One of the news sites I visit regularly carries this story on the California rainstorms and quotes some CA official calling them “among the most deadly disasters in our history.” In the aggregate, this is probably technically correct, if also highly misleading.
I have spent the past month in CA, a week north and the rest south, have lived through all of the rain in an RV, which makes me a “reporter” of sorts onsite. Most folks here were at most inconvenienced a bit by road closures and the unaccustomed lack of sunshine.
Some mountain pass roads that suffer from rock slides are closed, but that happens with some frequency in wet years. Some areas that have experienced a burn off in the past couple of years may have some erosion and some damage to homes built too close to normally dry barrancas.
The story claims the storms have “killed at least 19 people.” That sounds like a lot, until you realize that CA contains about 1 in 8 Americans which is nearly 40 million.
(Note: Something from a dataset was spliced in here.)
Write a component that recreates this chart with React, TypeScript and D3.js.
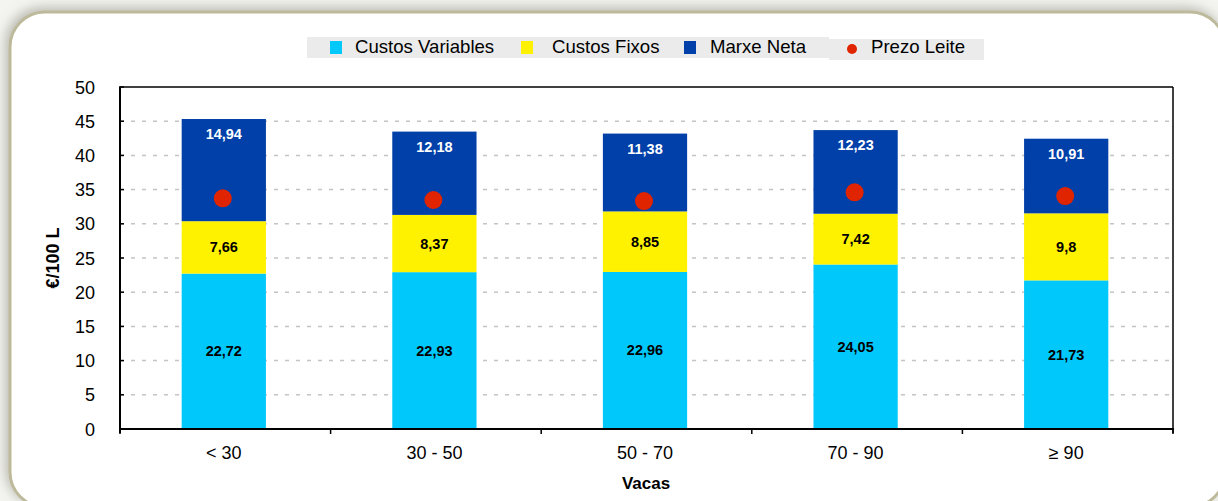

That makes your typical Californian’s odds of storm death at roughly 1 out of 2 million. I’d guess most years that many die from falling down.
As I’ve noted here before, I grew up on the edge of Los Padres National Forest. We experienced a “forest” fire (brushfire, mostly) every 3-4 years.
The press was forever printing that our town burned down, panicking our relatives who lived elsewhere who would call to see if we were still alive. The worst of the fires never got within several miles of our house or indeed most houses in the valley.
Journalists then and now live by the motto “if it bleeds, it leads.” They try to make everything look worse than it is because it hypes viewership.
They mostly don’t make stuff up, they just select the worst images they can find and infer those are typical, without actually saying so. They’ll show you a real storm-damaged house or drowned car and omit showing the the dozens farther down the block which are intact. Face it, undamaged property and uninjured people are not a “story,” they’re just daily life.
Later … Steven Hayward at Power Line has a chart showing CA rainfall totals for the last 100+ years. Annual rainfall is highly variable but there is no obvious trend line.